The staff at Urban Dove feels that even without complete buy-in by the students, just going through the motions of teaching what people need to hear when harm is done is important. "The restorative approach is also about teaching behavior like a skill, the same way we teach math or English," Smith says. Another teacher, Melissa Morales adds, "It's really good for them, as young people transitioning into the really big decisions that they're going to be making."

Eighteen-year-old Ricky is hoping to go to Hunter College next fall for engineering. When he transferred into Urban Dove, his school life seriously improved. "Here, if you look like you're down, the teachers will actually ask, 'What's going on?'" That support is key for kids whose behavior can be the result of external stressors or a need for attention.

Forty percent of Urban Dove's student population are kids with disabilities. According to that US DOE study, in other school settings, they're more than twice as likely to be targeted for out-of-school suspensions, and more than half of all discipline cases where students are placed in seclusion or involuntary confinement, often using mechanisms designed to restrict movement. School social worker Kelly Schaffer says, "I would assume that every student here has experienced trauma in their lives, and Post-Traumatic Stress Disorder looks a lot like both Attention Deficit Disorder and anger issues."
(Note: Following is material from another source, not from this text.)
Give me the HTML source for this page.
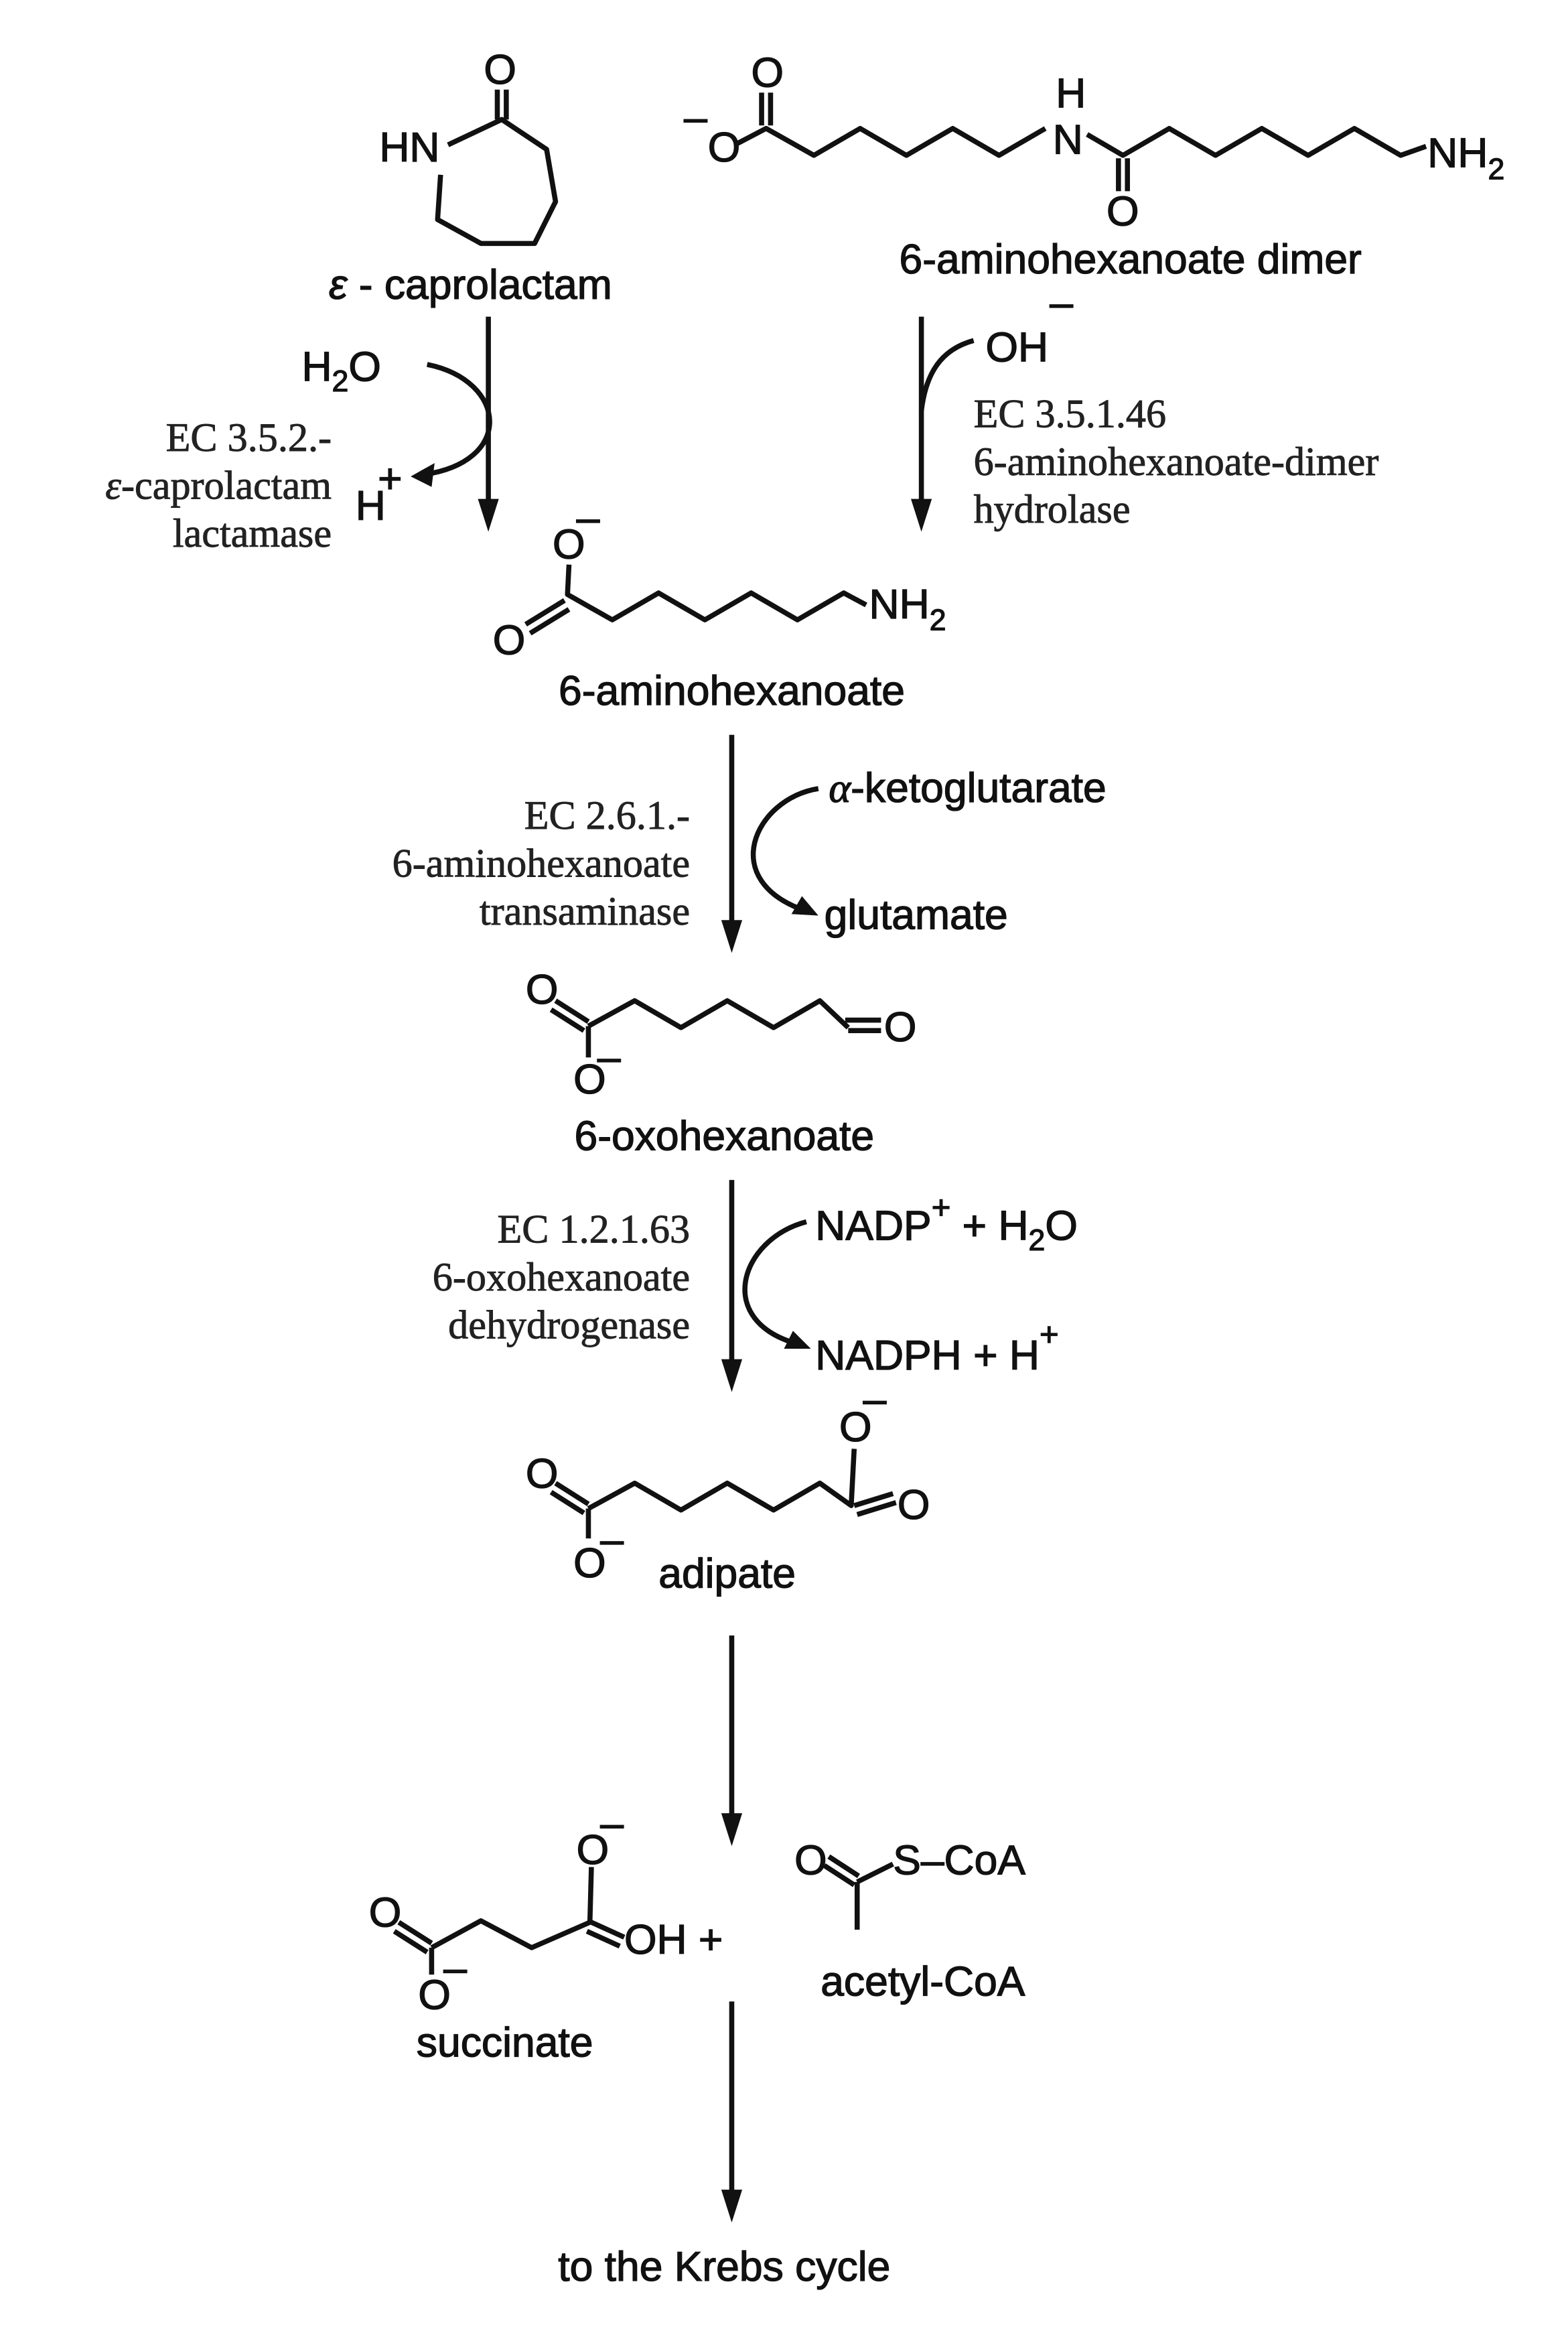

During a judicial panel hearing where a student forged his name on some passes that staff hand out as good behavior incentives, a student jurist asked the teacher who brought the case if she felt betrayed. The student prosecutor explained, "He took her kindness for weakness." The students considered all the emotions at play. In another room, a team of girls reflected on the qualities of a leader and a follower during their circle. "Everyone says something negative about being a follower," one girl mused. "But I think it's good sometimes to be inspired by somebody."

The impetus for restorative practices in schools stems from a desire to right a wrong, but it also has the capacity, through its inclusive, democratic approach, to function as a social-emotional teaching tool where kids learn how to heal relationships.